The PKK has been fighting for an autonomous Kurdish region since the 1980s. The conflict has left tens of thousands of people dead.
 
On January 9, reports said that Ankara and the PKK had reached an agreement on a peace roadmap to end nearly three decades of hostility.
 
"There do appear to be some real prospects with recent negotiations despite criminal efforts to disrupt them," he said, referring to the killings of three female Kurdish activists in Paris last week.
 
Chomsky also censured Ankara for imprisoning journalists, especially those with Kurdish media outlets.
 
On January 14, hundreds of women held a demonstration in the southeastern Turkish city of Diyarbakir to demand justice for the three activists who were shot dead in the French capital on January 10.
 
The body of Sakine Cansiz, a founding member of the PKK, was found at the Kurdish Information Center in Paris with multiple bullet wounds to the head.

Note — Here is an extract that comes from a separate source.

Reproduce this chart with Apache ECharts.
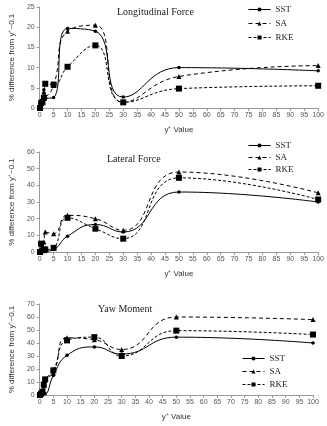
<!DOCTYPE html>
<html>
<head>
<meta charset="utf-8">
<script src="https://cdn.jsdelivr.net/npm/echarts@6/dist/echarts.min.js"></script>
<style>
html, body { margin: 0; padding: 0; background: #fff; }
#main { width: 327px; height: 426px; }
</style>
</head>
<body>
<div id="main"></div>
<script>
// y+ positions of the samples
var yPlus = [0.1, 0.5, 1, 1.5, 2, 5, 10, 20, 30, 50, 100];

// Longitudinal Force
var longSST = [0, 1.5, 2, 4.5, 2.4, 2.6, 19.7, 19, 2.7, 10, 9.2];
var longSA = [0, 1.5, 2, 4, 3, 5.6, 19, 20.5, 1.4, 7.8, 10.5];
var longRKE = [0, 1.2, 1.5, 2.5, 6, 5.8, 10.2, 15.5, 1.4, 4.8, 5.5];

// Lateral Force
var latSST = [0, 0.5, 0.5, 1, 0.5, 1.5, 9.5, 16.5, 12, 36, 30];
var latSA = [0, 5, 3, 6, 12, 11, 22, 20, 13, 48, 35.5];
var latRKE = [0, 5, 1, 1.5, 1.5, 2.5, 20.5, 14, 8, 44.5, 31.5];

// Yaw Moment
var yawSST = [0, 0.5, 1.5, 2, 1, 15, 30.5, 37, 31.5, 44.5, 40];
var yawSA = [0, 1, 3, 7, 12, 17, 44, 42.5, 35, 60, 58];
var yawRKE = [0, 1, 2.5, 8, 12, 19, 42, 44.5, 30, 49.5, 46.5];

var yMax = [25, 60, 70];
var yStep = [5, 10, 10];
var titles = ['Longitudinal Force', 'Lateral Force', 'Yaw Moment'];

var chart = echarts.init(document.getElementById('main'));

function pairs(vals) {
    var out = [];
    for (var i = 0; i < yPlus.length; i++) {
        out.push([yPlus[i], vals[i]]);
    }
    return out;
}

var grids = [
    {left: 34, right: 8, top: 7, height: 101},
    {left: 34, right: 8, top: 152, height: 100},
    {left: 36, right: 14, top: 304, height: 91}
];

var axisColor = '#9a9a9a';
var labelStyle = {fontSize: 7, color: '#555', fontFamily: 'Liberation Sans'};

var xAxes = [], yAxes = [], series = [], legends = [], titleList = [];
var sets = [[longSST, longSA, longRKE], [latSST, latSA, latRKE], [yawSST, yawSA, yawRKE]];
var titleLeft = [112, 102, 93];
var titleTop = [2, 149, 299];
var legendPos = [{left: 243, top: 0, gap: 5}, {left: 243, top: 136, gap: 3}, {left: 237, top: 349, gap: 4}];

for (var g = 0; g < 3; g++) {
    xAxes.push({
        gridIndex: g, type: 'value', min: 0, max: 100, interval: 5,
        name: 'y⁺ Value', nameLocation: 'middle', nameGap: 18,
        nameTextStyle: {fontSize: 8, color: '#333', fontFamily: 'Liberation Sans'},
        axisLine: {lineStyle: {color: axisColor}},
        axisTick: {length: 3, lineStyle: {color: axisColor}},
        axisLabel: Object.assign({margin: 4}, labelStyle),
        splitLine: {show: false}
    });
    yAxes.push({
        gridIndex: g, type: 'value', min: 0, max: yMax[g], interval: yStep[g],
        name: '% difference from y⁺~0.1', nameLocation: 'middle', nameGap: 23, nameRotate: 90,
        nameTextStyle: {fontSize: 8, color: '#333', fontFamily: 'Liberation Sans'},
        axisLine: {show: true, lineStyle: {color: axisColor}},
        axisTick: {show: true, length: 3, lineStyle: {color: axisColor}},
        axisLabel: Object.assign({margin: 5}, labelStyle),
        splitLine: {show: false}
    });
    titleList.push({
        text: titles[g], left: titleLeft[g], top: titleTop[g],
        textStyle: {fontSize: 10, fontWeight: 'normal', color: '#222', fontFamily: 'Liberation Serif'}
    });
    legends.push({
        data: ['SST', 'SA', 'RKE'], orient: 'vertical',
        left: legendPos[g].left, top: legendPos[g].top,
        itemWidth: 22, itemHeight: 5, itemGap: legendPos[g].gap,
        lineStyle: {width: 1},
        textStyle: {fontSize: 9, color: '#222', fontFamily: 'Liberation Serif'}
    });
    series.push({
        name: 'SST', type: 'line', xAxisIndex: g, yAxisIndex: g, smooth: 0.5,
        data: pairs(sets[g][0]), symbol: 'circle', symbolSize: 3.5,
        lineStyle: {color: '#000', width: 1, type: 'solid'},
        itemStyle: {color: '#000'}
    });
    series.push({
        name: 'SA', type: 'line', xAxisIndex: g, yAxisIndex: g, smooth: 0.5,
        data: pairs(sets[g][1]), symbol: 'triangle', symbolSize: 5,
        lineStyle: {color: '#000', width: 1, type: [4, 3]},
        itemStyle: {color: '#000'}
    });
    series.push({
        name: 'RKE', type: 'line', xAxisIndex: g, yAxisIndex: g, smooth: 0.5,
        data: pairs(sets[g][2]), symbol: 'rect', symbolSize: 6,
        lineStyle: {color: '#000', width: 1, type: [3, 2]},
        itemStyle: {color: '#000'}
    });
}

chart.setOption({
    animation: false,
    backgroundColor: '#fff',
    title: titleList,
    legend: legends,
    grid: grids,
    xAxis: xAxes,
    yAxis: yAxes,
    series: series
});
</script>
</body>
</html>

The dead bodies of two other female Kurdish activists, Fidan Dogan and Leyla Soylemez, were also lying beside her.
 
On January 13, a large number of Kurdish men and women held a demonstration in Diyarbakir to protest against the killings.
 
A day earlier, thousands of Kurds from across Europe congregated in Paris to seek justice for the fallen PKK activists.
 
On January 11, Turkish Prime Minister Recep Tayyip Erdogan said that the murder of the Kurdish activists was apparently over an internal PKK feud and thus an inside job.
 
The Turkish government condemned the killings, which the French Interior Ministry described as “an assassination.”